Diocese in East Thrace (5 century - 14 century)

The Diocese of Arcadiopolis (modern Lüleburgaz in East Thrace) was an ecclesiastical diocese established in the fifth century and extant until the fourteenth century.

The see is first mentioned in the Council of Ephesus in 431, when Bishop Euprepius held the joint episcopacy of Bizye and Arcadiopolis. The same arrangement is attested in the Council of Chalcedon in 451. The two cities probably did not become separate bishoprics until the end of the century. Arcadiopolis was originally a suffragan bishop of Heraclea in Europa, metropolitan see and capital of the Roman province of Europa, but became an autocephalous archbishopric by the late ninth century, and eventually a metropolitan see probably during the reign of Isaac II Angelos (r. 1185–95). Of its bishops, Lucianus was at the Council of Chalcedon (451), Sabbatius at the Second Council of Constantinople (553), John at the Second Council of Nicaea (787), and Basil at the 879 Photian Fourth Council of Constantinople. Bishop Peter is known from his seal dated to the 9th/10th centuries, and an archbishop John signed the decree against the Jacobites in 1032.

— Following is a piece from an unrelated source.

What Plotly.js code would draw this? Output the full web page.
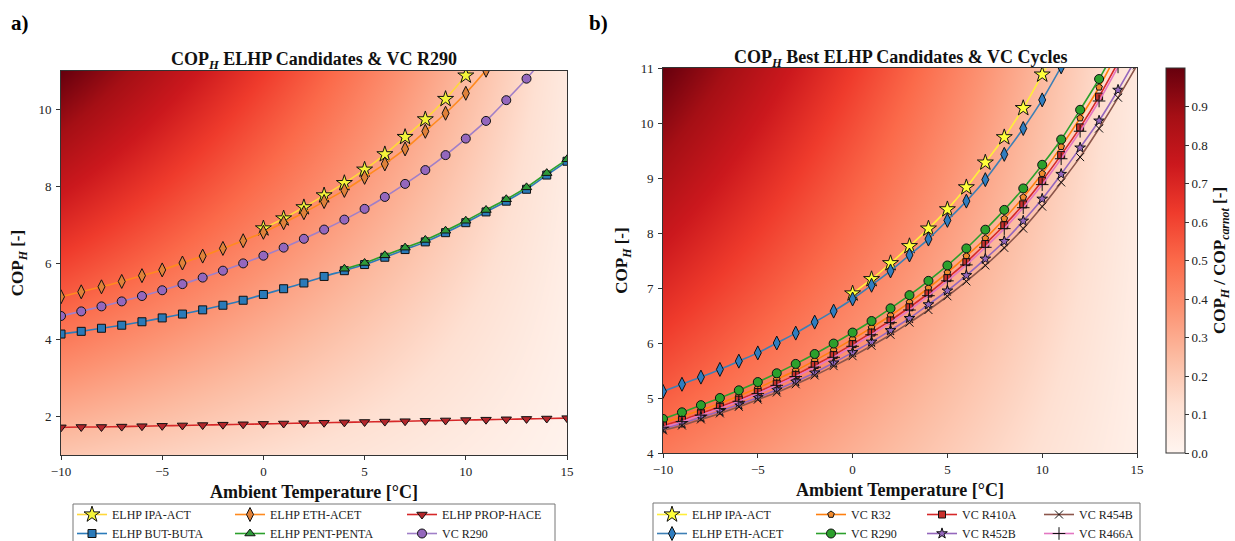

Following the Fourth Crusade, and for the duration of Latin rule, a Roman Catholic episcopal see (Archadopolitanum) was erected alongside the existing Greek Orthodox metropolis, as a suffragan of the Catholic Archbishop of Heraclea. The see declined quickly thereafter: under Andronikos II Palaiologos (r. 1282–1328) the metropolis fell to 101st place, rising to 86th under Andronikos III Palaiologos (r. 1328–41). A metropolitan Malachias is attested in April 1329, but following the town's conquest by the Ottoman Turks later in the century the see fell vacant and was abandoned.

Arcadiopolis is still listed by the Catholic Church as a titular see. Marcel Lefebvre, the founder of the Society of Saint Pius X, was one of its titular bishops.